A run of records:
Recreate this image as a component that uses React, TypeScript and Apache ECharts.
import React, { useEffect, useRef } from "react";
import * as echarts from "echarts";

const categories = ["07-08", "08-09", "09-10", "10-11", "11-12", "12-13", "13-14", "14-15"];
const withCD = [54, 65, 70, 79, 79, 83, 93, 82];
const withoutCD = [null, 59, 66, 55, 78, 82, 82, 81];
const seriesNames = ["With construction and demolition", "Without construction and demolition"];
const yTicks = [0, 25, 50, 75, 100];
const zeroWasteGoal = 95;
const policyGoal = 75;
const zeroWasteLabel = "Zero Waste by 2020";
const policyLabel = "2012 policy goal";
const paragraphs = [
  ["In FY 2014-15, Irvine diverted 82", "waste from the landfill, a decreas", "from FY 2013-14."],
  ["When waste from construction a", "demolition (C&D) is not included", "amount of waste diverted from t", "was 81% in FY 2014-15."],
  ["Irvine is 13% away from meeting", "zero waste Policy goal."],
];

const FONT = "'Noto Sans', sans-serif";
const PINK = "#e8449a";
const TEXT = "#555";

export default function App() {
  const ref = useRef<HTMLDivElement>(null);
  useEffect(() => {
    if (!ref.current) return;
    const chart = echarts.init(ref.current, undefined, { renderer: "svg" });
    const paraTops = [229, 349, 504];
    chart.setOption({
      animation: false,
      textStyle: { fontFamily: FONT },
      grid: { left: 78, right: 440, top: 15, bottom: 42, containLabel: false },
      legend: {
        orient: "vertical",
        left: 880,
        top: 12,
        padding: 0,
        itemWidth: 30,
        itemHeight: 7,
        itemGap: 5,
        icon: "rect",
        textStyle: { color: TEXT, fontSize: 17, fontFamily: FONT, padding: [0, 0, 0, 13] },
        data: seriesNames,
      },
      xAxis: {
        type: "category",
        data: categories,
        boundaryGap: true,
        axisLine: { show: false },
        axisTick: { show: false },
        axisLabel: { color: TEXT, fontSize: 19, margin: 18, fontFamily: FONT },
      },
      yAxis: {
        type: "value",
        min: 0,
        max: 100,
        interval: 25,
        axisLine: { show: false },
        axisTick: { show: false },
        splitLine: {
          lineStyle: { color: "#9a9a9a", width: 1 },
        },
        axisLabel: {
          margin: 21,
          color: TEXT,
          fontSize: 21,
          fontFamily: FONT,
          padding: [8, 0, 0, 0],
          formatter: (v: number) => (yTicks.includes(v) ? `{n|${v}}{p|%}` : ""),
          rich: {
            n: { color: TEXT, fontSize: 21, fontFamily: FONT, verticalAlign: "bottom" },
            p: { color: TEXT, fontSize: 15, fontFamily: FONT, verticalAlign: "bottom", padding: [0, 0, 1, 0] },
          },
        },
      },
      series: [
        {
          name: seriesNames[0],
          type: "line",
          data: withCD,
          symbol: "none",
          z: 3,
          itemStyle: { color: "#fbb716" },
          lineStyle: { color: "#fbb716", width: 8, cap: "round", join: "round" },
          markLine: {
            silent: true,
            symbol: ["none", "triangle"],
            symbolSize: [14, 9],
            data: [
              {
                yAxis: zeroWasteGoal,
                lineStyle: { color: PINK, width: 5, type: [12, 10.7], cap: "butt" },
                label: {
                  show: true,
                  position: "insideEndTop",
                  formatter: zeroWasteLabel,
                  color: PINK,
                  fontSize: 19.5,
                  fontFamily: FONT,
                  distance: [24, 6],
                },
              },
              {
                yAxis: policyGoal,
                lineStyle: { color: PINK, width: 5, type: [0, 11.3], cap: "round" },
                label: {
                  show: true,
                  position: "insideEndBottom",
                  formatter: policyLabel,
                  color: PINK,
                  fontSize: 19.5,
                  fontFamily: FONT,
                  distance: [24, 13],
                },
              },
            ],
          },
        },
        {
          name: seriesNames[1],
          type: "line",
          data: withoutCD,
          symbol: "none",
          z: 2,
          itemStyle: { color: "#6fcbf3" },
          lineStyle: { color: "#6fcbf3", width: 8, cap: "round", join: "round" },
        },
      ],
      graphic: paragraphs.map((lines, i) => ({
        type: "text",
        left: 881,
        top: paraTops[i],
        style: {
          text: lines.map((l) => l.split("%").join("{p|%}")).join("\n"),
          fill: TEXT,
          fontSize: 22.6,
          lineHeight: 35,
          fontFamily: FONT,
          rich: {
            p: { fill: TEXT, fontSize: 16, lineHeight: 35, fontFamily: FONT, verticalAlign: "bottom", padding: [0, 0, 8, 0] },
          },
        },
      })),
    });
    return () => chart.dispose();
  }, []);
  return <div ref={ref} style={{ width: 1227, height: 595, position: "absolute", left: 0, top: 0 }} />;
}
--
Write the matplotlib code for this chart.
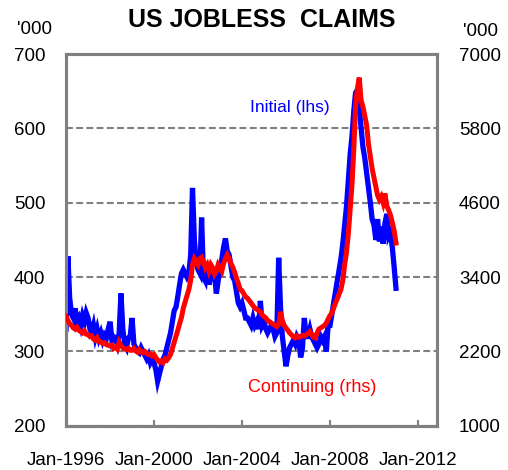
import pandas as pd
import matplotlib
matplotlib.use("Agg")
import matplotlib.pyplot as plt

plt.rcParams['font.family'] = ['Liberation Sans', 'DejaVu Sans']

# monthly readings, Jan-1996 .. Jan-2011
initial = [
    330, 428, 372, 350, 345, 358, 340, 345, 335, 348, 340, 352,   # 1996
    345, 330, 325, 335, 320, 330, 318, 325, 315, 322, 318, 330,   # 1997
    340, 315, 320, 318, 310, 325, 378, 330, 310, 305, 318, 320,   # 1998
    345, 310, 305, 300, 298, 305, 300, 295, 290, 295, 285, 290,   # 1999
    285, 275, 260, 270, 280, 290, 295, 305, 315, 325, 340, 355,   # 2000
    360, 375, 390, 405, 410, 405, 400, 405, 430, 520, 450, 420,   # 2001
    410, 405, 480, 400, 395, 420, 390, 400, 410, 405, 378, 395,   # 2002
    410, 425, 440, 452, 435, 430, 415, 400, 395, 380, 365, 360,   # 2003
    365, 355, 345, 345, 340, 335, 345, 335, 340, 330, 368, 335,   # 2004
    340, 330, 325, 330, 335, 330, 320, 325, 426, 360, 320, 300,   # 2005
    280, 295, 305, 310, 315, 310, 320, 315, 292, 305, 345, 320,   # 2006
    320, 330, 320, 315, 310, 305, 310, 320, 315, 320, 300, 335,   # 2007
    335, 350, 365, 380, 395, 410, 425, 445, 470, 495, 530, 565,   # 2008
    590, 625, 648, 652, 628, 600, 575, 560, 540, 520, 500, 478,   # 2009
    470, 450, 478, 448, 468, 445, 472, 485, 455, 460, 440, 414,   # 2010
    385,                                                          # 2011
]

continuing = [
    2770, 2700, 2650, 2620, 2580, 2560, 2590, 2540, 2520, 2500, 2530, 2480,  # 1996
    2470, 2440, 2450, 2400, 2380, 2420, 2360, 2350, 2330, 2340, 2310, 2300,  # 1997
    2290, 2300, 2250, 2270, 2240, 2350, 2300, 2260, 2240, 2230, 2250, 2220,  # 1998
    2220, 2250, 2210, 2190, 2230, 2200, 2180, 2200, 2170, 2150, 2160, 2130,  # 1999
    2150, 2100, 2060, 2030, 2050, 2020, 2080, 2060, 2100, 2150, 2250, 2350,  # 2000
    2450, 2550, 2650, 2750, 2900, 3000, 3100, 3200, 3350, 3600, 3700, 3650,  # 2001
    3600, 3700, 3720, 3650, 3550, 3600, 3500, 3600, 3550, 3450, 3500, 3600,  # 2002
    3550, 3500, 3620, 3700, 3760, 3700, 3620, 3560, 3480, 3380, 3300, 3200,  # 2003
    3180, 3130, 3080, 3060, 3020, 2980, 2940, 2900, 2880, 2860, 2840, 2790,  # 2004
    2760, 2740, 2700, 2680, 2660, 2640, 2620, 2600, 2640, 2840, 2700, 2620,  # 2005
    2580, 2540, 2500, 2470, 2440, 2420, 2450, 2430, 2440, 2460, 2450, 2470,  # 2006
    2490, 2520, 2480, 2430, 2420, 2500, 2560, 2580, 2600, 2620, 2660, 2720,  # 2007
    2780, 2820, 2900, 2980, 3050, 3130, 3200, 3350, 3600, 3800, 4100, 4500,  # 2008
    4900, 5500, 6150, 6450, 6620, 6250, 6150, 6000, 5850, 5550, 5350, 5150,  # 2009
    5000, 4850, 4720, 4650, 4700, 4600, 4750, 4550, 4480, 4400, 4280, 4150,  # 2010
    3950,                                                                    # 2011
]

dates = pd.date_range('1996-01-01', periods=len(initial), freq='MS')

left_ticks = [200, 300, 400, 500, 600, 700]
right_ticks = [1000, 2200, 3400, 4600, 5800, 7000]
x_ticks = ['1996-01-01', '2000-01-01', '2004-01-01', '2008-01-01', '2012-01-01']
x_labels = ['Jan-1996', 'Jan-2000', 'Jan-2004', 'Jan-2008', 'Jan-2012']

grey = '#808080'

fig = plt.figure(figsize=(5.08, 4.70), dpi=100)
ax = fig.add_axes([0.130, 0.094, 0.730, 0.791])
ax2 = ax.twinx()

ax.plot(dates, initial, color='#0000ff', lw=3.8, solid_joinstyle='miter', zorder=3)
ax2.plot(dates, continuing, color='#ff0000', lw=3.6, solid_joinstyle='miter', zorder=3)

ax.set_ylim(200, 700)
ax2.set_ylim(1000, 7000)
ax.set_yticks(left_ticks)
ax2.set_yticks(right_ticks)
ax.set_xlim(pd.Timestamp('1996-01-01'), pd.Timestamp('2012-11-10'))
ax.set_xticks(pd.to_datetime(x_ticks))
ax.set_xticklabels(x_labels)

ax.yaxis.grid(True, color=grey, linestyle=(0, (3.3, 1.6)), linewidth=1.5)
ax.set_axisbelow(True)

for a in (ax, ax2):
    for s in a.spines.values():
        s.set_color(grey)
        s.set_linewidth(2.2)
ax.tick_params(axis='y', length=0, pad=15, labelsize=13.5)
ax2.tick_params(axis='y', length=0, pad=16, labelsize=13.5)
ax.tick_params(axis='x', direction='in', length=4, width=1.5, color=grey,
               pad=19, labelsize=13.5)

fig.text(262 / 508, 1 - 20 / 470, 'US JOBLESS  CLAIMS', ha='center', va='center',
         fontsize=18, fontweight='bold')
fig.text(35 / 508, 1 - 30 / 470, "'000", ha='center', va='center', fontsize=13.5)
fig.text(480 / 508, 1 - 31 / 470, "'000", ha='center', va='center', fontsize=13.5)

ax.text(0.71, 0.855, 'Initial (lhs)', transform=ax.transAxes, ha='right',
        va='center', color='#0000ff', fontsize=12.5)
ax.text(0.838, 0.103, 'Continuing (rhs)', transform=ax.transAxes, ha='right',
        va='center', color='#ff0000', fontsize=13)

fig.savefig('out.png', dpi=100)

Job:
From the line containing "Write the matplotlib code for this chart." to the line containing "plt.rcParams['font.family'] = ['Liberation", both lines included, give the text again exactly, without any pictures.

Written solution:
Write the matplotlib code for this chart.
import pandas as pd
import matplotlib
matplotlib.use("Agg")
import matplotlib.pyplot as plt

plt.rcParams['font.family'] = ['Liberation Sans', 'DejaVu Sans']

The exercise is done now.